A good parody can be so uproariously funny. From Henry Fielding’s Shamela all the way up to ‘Rebecky’, I enjoy reading or watching them and laughing so hard I’m nearly crying.
Last night I dreamt I went to Manderley again.
It’s one of the most famous opening lines in the history of literature, and there’s a reason for that. It’s simple. It’s memorable. There’s also a certain resonance in it that echoes through the rest of the work. Du Maurier describes Manderley and the events that occur there almost like they are themselves dreams. Utter departures from the reality that the narrator of the book enjoyed up until that point.
The story begins when the narrator serendipitously meets and suddenly marries a mysterious millionaire who has a secret – something to do with the fate of his first wife, Rebecca. When the honeymoon ends, and the narrator is brought to the Manderley estate, she is struck by the new world of high society that she has been thrown into from her humble origins. On top of trying to live up to her altered circumstances, she is confronted with the memory and mystery of Rebecca at every turn.

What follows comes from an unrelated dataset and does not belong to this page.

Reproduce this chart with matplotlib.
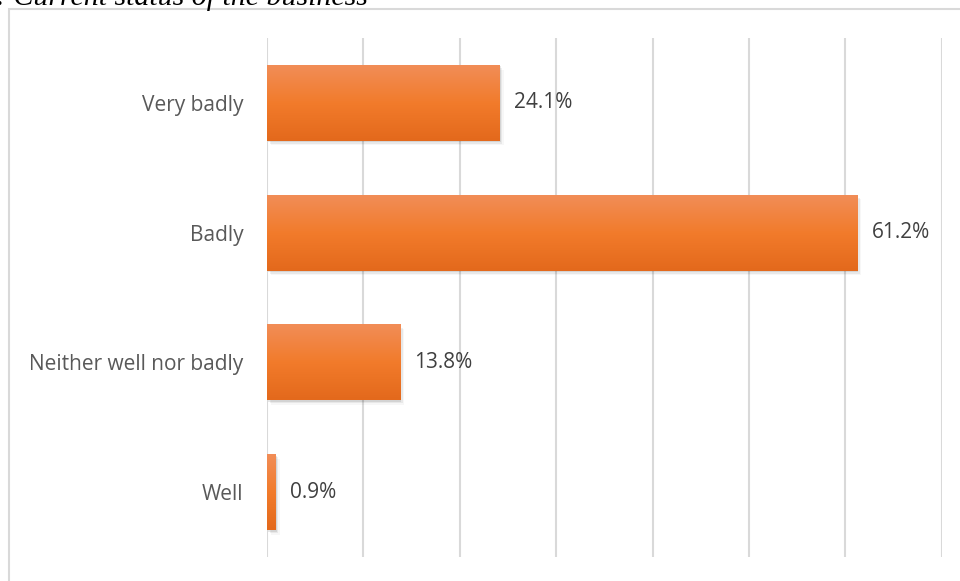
import matplotlib.pyplot as plt
import numpy as np
from matplotlib.patches import Rectangle
from matplotlib.colors import LinearSegmentedColormap

categories = ['Very badly', 'Badly', 'Neither well nor badly', 'Well']
values = [24.1, 61.2, 13.8, 0.9]
labels = ['24.1%', '61.2%', '13.8%', '0.9%']

plt.rcParams['font.family'] = ['Open Sans', 'DejaVu Sans']

fig = plt.figure(figsize=(9.6, 5.81), dpi=100)
ax = fig.add_axes([0.278, 0.0413, 0.703, 0.8933])

# outer chart border (cut off on right and bottom like the source)
fig.patches.append(Rectangle((9 / 960, -0.1), 1.1, 1 - 9 / 581 + 0.1,
                             transform=fig.transFigure, fill=False,
                             edgecolor='#d9d9d9', linewidth=1.5))

fig.text(-0.004, 1 - 5 / 581, ': Current status of the business',
         family='Liberation Serif', style='italic', fontsize=21.5,
         color='#000000', va='baseline', ha='left')

y = np.arange(len(categories))
h = 0.585
bars = ax.barh(y, values, height=h, color='#ed7d31', zorder=3)

grad = LinearSegmentedColormap.from_list('g', ['#f18d57', '#f27b2b', '#e3691c'])
gimg = np.linspace(0, 1, 100).reshape(-1, 1)
for b, v in zip(bars, values):
    x0, y0 = b.get_x(), b.get_y()
    # soft shadow, offset right and down
    for k, a in enumerate([0.09, 0.06, 0.03]):
        ax.add_patch(Rectangle((x0 + 0.15 * (k + 1), y0 + 0.012 * (k + 1)), v, h,
                               color='#000000', alpha=a, zorder=2, linewidth=0))
    im = ax.imshow(gimg[::-1], cmap=grad, aspect='auto', zorder=4,
                   extent=[x0, x0 + v, y0, y0 + h], interpolation='bicubic')
    im.set_clip_path(b)

for yi, v, lab in zip(y, values, labels):
    ax.text(v + 1.5, yi, lab, va='center', ha='left', fontsize=15,
            color='#404040', zorder=5)

ax.set_xlim(0, 70)
ax.set_ylim(len(categories) - 0.5, -0.5)
ax.set_xticks(np.arange(0, 71, 10))
ax.xaxis.grid(True, color='#d9d9d9', linewidth=1.5, zorder=0)
ax.set_axisbelow(True)
ax.tick_params(axis='x', length=0, labelbottom=False)
ax.tick_params(axis='y', length=0, pad=17, labelsize=15, labelcolor='#595959')
ax.set_yticks(y)
ax.set_yticklabels(categories)
for s in ax.spines.values():
    s.set_visible(False)

fig.savefig('out.png', dpi=100)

The reader is left to wonder who Rebecca was, how she died, and if the narrator’s husband actually loves her at all.
Without a Name
Du Maurier does not name the narrator of Rebecca and it’s a bold choice that influences the novel tremendously. By not naming the young woman living in the shadow of Manderley’s former mistress, the reader is forced to more palpably feel the presence of the dead woman. Her name is constantly mentioned. Who she was and what she was like form the core of the novel and there is the implication that who the narrator is and her personality do not carry weight. They have no impact on the events that unfold. She is merely carried along with Rebecca’s undertow and trying not to drown.

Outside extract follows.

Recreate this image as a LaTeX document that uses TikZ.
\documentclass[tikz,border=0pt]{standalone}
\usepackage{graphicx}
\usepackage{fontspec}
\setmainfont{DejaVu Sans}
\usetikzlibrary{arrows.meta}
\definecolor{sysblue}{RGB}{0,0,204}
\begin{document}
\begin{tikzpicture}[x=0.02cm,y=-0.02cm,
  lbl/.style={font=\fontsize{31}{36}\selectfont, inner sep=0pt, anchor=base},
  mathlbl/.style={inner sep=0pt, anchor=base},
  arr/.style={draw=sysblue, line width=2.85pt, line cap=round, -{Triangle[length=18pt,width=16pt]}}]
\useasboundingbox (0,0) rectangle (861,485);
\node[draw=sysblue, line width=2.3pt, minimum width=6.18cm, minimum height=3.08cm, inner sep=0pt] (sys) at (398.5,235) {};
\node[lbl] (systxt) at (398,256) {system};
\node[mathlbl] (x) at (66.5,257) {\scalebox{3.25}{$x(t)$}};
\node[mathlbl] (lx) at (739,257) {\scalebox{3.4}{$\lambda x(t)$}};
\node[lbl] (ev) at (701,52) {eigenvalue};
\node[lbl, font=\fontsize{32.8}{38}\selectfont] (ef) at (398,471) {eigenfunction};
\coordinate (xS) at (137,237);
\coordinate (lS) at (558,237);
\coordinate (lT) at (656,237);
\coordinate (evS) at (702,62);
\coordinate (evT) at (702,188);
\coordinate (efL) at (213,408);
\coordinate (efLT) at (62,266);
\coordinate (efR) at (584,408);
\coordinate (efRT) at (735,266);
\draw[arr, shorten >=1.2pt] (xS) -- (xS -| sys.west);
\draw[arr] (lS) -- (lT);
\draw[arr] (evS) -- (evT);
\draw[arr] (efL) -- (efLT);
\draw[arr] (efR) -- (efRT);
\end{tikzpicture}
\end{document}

I have seen other authors attempt to use this technique but du Maurier does so with a rare finesse. Her technique is admirable where I have seen other writers falter.
Most impressively, when I read this book, I didn’t feel the constant nagging urge to learn the main character’s name. It didn’t strike me as necessary or relevant — which is exactly the effect that du Maurier is trying to achieve.
Where Crime Meets Literature Meets Mystery
I would classify Rebecca as a literary novel, even though it exists at the crossroads between literature and genre fiction. One could argue that the book is a crime novel, a noir, or a mystery and I have read some of these arguments before and understand where they come from.
I place Rebecca in the category of literature for reasons that have less to do with the plot of the novel and more to do with the technique and themes that lurk just below the surface. Du Maurier uses the mystery of Rebecca to explore themes of identity and differences between social classes as well as interweaving a story of innocence versus experience. She writes about different kinds of deception and expectations and, of course, the alienation of not meeting expectations or being left in the dark.
The complexity of what du Maurier is trying to say and the technique she uses to say it are the primary reasons this book should be read. Though, of course, I do like a good mystery and crime story, and du Maurier’s style makes it a pleasantly relaxing read.
Last Night I Dreamed of the Basement Again
Last year, we had a basement disaster. Standing water and mold that led to two months of waterproofing and re-finishing the finished basement we had to tear apart to put in the waterproofing. Then there were a few more repairs and dehumidifying equipment on top of that to add icing to the cake.
I never want to go through something like that again and I hate that, even though it happened nearly a year ago, I still have nightmares about water and damp.
I look forward to the day where I stop dreaming about everything that can go wrong with the house and start enjoying all of the wonderful aspects of home ownership without an eye on the next disaster. I’m getting there, but the road is longer than I want it to be.
In the meantime, I can dream about an estate too. An estate that’s rambling, full of antique furniture, full of cats, rural yet close to a major city, and that has a basement so dry that it feels like an indoor desert.